World

A tunnel to Alaska?

Russia re-visits plans to build an underwater railway line to North America

It’s that time of the year again, when Russia announces it will build a tunnel all the way to America across the Bering Strait. The ultimate public infrastructure project “is already under way,” an official from the Russian Ministry of Economic Development recently told a local English-language TV station.

In the last couple of months, reports that the Kremlin endorsed building a $90-billion transcontinental railway line linking Siberia to Alaska appeared everywhere from Britain’s Daily Mail newspaper to the U.S.’s Business Insider blog. According to a recent opinion piece in the London Times, “the Russians, Canadians and Americans seem confident that they can muster the political will, technical know-how and massive funds to complete the project.” Washington, however, knew nothing about it, according to the U.S. State Department, and Ottawa gave no comment.

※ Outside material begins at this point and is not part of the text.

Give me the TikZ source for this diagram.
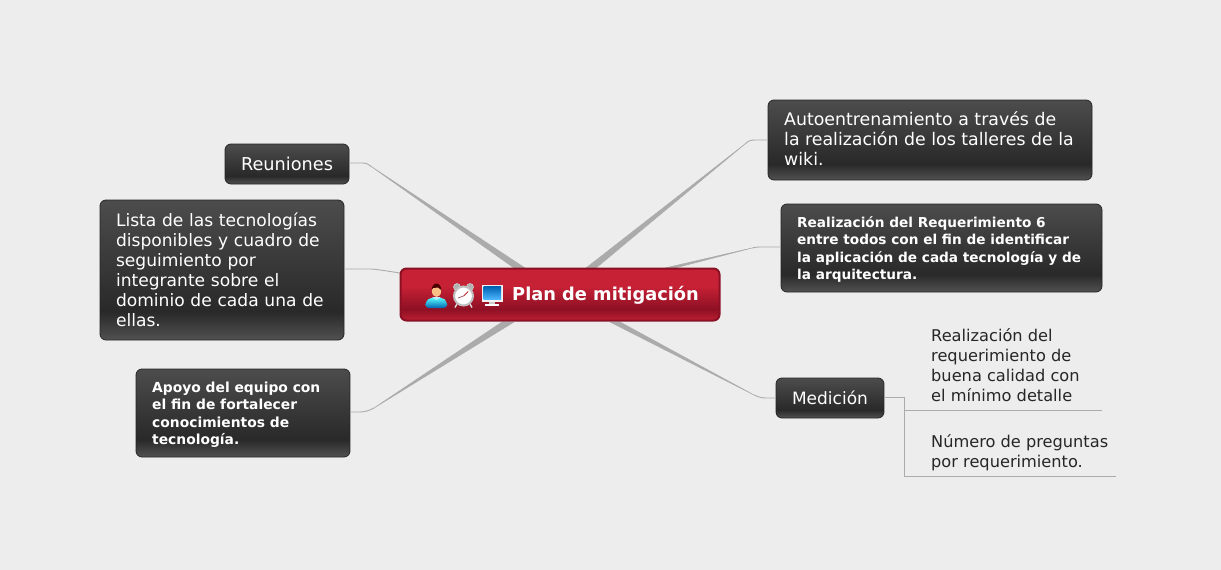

That’s hardly surprising. The Bering Strait tunnel has been a pie-in-the-sky fixture of Russia’s public debate since 1905, when Czar Nicholas II first approved a blueprint for the project. After the Cold War, then-Russian president Boris Yeltsin vowed to build the tunnel to increase transportation links to the U.S., Russia’s new-found friend. This taste for megaprojects is a residue of “the penchant for gigantism that characterized the Soviet Union,” says Aurel Braun, a professor of political science at the University of Toronto. Soviet officials, he adds, loved to dazzle people with enormous public developments, such as reversing rivers, vast hydroelectric dams, or Magnitogorsk, the largest steel city in the world.

Now, as President Dmitry Medvedev and Prime Minister Vladimir Putin, Russia’s top political duo, gear up for next year’s presidential election, talk of ambitious below-the-sea excavations to connect the world’s two largest continents has resurfaced. With the country drifting further and further away from democracy and the Russian public sliding into political apathy, Braun says, a newly authoritarian Moscow seems to be borrowing a page from Soviet Russia in an attempt to please the masses.